DIRECTIVE:
Omit every picture and return the rest of the data unaltered.

— START DATASET EXTRACT —

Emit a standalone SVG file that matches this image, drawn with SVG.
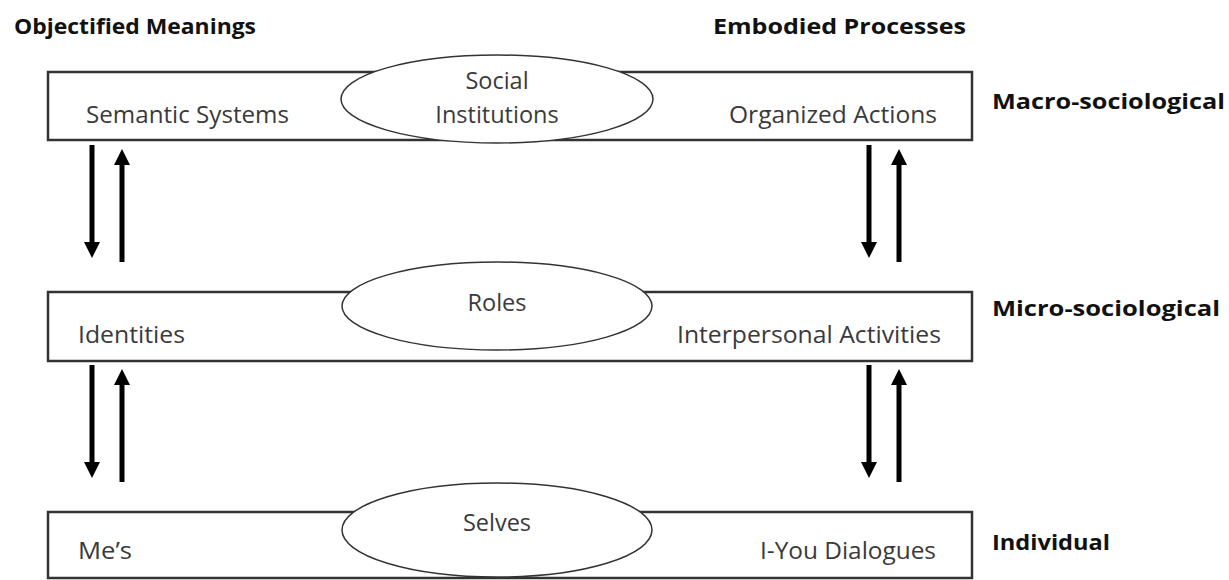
<svg xmlns="http://www.w3.org/2000/svg" width="1229" height="580" viewBox="0 0 1229 580">
<defs>
<style>
.box{fill:#fff;stroke:#333;stroke-width:2.5}
.ell{fill:#fff;stroke:#333;stroke-width:1.5}
.t{font-family:"Open Sans","Liberation Sans",sans-serif;font-size:23.5px;fill:#3a3a3a}
.h{font-family:"Open Sans","Liberation Sans",sans-serif;font-size:22px;font-weight:bold;fill:#111}
.c{text-anchor:middle}
.arr{stroke:#000;stroke-width:5;fill:none}
</style>
<marker id="ah" viewBox="0 0 10 10" refX="5" refY="5" markerWidth="16" markerHeight="16" markerUnits="userSpaceOnUse" orient="auto"><path d="M0,0 L10,5 L0,10 z" fill="#000"/></marker>
</defs>
<rect width="1229" height="580" fill="#fff"/>
<g id="headers">
<text class="h" x="14" y="34" textLength="242" lengthAdjust="spacingAndGlyphs">Objectified Meanings</text>
<text class="h" x="713" y="34" textLength="253" lengthAdjust="spacingAndGlyphs">Embodied Processes</text>
</g>
<g id="macro">
<rect class="box" x="48" y="72" width="924" height="68"/>
<ellipse class="ell" cx="497" cy="99" rx="156" ry="44"/>
<text class="t c" x="497" y="89">Social</text>
<text class="t c" x="497" y="123">Institutions</text>
<text class="t" x="86" y="123" textLength="203" lengthAdjust="spacingAndGlyphs">Semantic Systems</text>
<text class="t" x="729" y="123" textLength="208" lengthAdjust="spacingAndGlyphs">Organized Actions</text>
<text class="h" x="992" y="109" textLength="233" lengthAdjust="spacingAndGlyphs">Macro-sociological</text>
</g>
<g id="micro">
<rect class="box" x="48" y="292" width="924" height="69"/>
<ellipse class="ell" cx="497" cy="306" rx="155" ry="44"/>
<text class="t c" x="497" y="311">Roles</text>
<text class="t" x="78" y="343" textLength="107" lengthAdjust="spacingAndGlyphs">Identities</text>
<text class="t" x="677" y="343" textLength="264" lengthAdjust="spacingAndGlyphs">Interpersonal Activities</text>
<text class="h" x="992" y="316" textLength="228" lengthAdjust="spacingAndGlyphs">Micro-sociological</text>
</g>
<g id="individual">
<rect class="box" x="48" y="512" width="924" height="66"/>
<ellipse class="ell" cx="497" cy="530" rx="155" ry="47"/>
<text class="t c" x="497" y="531">Selves</text>
<text class="t" x="78" y="559" textLength="54" lengthAdjust="spacingAndGlyphs">Me’s</text>
<text class="t" x="760" y="559" textLength="176" lengthAdjust="spacingAndGlyphs">I-You Dialogues</text>
<text class="h" x="992" y="550" textLength="118" lengthAdjust="spacingAndGlyphs">Individual</text>
</g>
<g id="connectors">
<line class="arr" x1="92" y1="145" x2="92" y2="250" marker-end="url(#ah)"/>
<line class="arr" x1="122" y1="262" x2="122" y2="157" marker-end="url(#ah)"/>
<line class="arr" x1="869" y1="145" x2="869" y2="250" marker-end="url(#ah)"/>
<line class="arr" x1="899" y1="262" x2="899" y2="157" marker-end="url(#ah)"/>
<line class="arr" x1="92" y1="365" x2="92" y2="470" marker-end="url(#ah)"/>
<line class="arr" x1="122" y1="482" x2="122" y2="377" marker-end="url(#ah)"/>
<line class="arr" x1="869" y1="365" x2="869" y2="470" marker-end="url(#ah)"/>
<line class="arr" x1="899" y1="482" x2="899" y2="377" marker-end="url(#ah)"/>
</g>
</svg>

— END DATASET EXTRACT —

EXERCISE ANSWER:
Emit a standalone SVG file that matches this image, drawn with SVG.
<svg xmlns="http://www.w3.org/2000/svg" width="1229" height="580" viewBox="0 0 1229 580">
<defs>
<style>
.box{fill:#fff;stroke:#333;stroke-width:2.5}
.ell{fill:#fff;stroke:#333;stroke-width:1.5}
.t{font-family:"Open Sans","Liberation Sans",sans-serif;font-size:23.5px;fill:#3a3a3a}
.h{font-family:"Open Sans","Liberation Sans",sans-serif;font-size:22px;font-weight:bold;fill:#111}
.c{text-anchor:middle}
.arr{stroke:#000;stroke-width:5;fill:none}
</style>
<marker id="ah" viewBox="0 0 10 10" refX="5" refY="5" markerWidth="16" markerHeight="16" markerUnits="userSpaceOnUse" orient="auto"><path d="M0,0 L10,5 L0,10 z" fill="#000"/></marker>
</defs>
<rect width="1229" height="580" fill="#fff"/>
<g id="headers">
<text class="h" x="14" y="34" textLength="242" lengthAdjust="spacingAndGlyphs">Objectified Meanings</text>
<text class="h" x="713" y="34" textLength="253" lengthAdjust="spacingAndGlyphs">Embodied Processes</text>
</g>
<g id="macro">
<rect class="box" x="48" y="72" width="924" height="68"/>
<ellipse class="ell" cx="497" cy="99" rx="156" ry="44"/>
<text class="t c" x="497" y="89">Social</text>
<text class="t c" x="497" y="123">Institutions</text>
<text class="t" x="86" y="123" textLength="203" lengthAdjust="spacingAndGlyphs">Semantic Systems</text>
<text class="t" x="729" y="123" textLength="208" lengthAdjust="spacingAndGlyphs">Organized Actions</text>
<text class="h" x="992" y="109" textLength="233" lengthAdjust="spacingAndGlyphs">Macro-sociological</text>
</g>
<g id="micro">
<rect class="box" x="48" y="292" width="924" height="69"/>
<ellipse class="ell" cx="497" cy="306" rx="155" ry="44"/>
<text class="t c" x="497" y="311">Roles</text>
<text class="t" x="78" y="343" textLength="107" lengthAdjust="spacingAndGlyphs">Identities</text>
<text class="t" x="677" y="343" textLength="264" lengthAdjust="spacingAndGlyphs">Interpersonal Activities</text>
<text class="h" x="992" y="316" textLength="228" lengthAdjust="spacingAndGlyphs">Micro-sociological</text>
</g>
<g id="individual">
<rect class="box" x="48" y="512" width="924" height="66"/>
<ellipse class="ell" cx="497" cy="530" rx="155" ry="47"/>
<text class="t c" x="497" y="531">Selves</text>
<text class="t" x="78" y="559" textLength="54" lengthAdjust="spacingAndGlyphs">Me’s</text>
<text class="t" x="760" y="559" textLength="176" lengthAdjust="spacingAndGlyphs">I-You Dialogues</text>
<text class="h" x="992" y="550" textLength="118" lengthAdjust="spacingAndGlyphs">Individual</text>
</g>
<g id="connectors">
<line class="arr" x1="92" y1="145" x2="92" y2="250" marker-end="url(#ah)"/>
<line class="arr" x1="122" y1="262" x2="122" y2="157" marker-end="url(#ah)"/>
<line class="arr" x1="869" y1="145" x2="869" y2="250" marker-end="url(#ah)"/>
<line class="arr" x1="899" y1="262" x2="899" y2="157" marker-end="url(#ah)"/>
<line class="arr" x1="92" y1="365" x2="92" y2="470" marker-end="url(#ah)"/>
<line class="arr" x1="122" y1="482" x2="122" y2="377" marker-end="url(#ah)"/>
<line class="arr" x1="869" y1="365" x2="869" y2="470" marker-end="url(#ah)"/>
<line class="arr" x1="899" y1="482" x2="899" y2="377" marker-end="url(#ah)"/>
</g>
</svg>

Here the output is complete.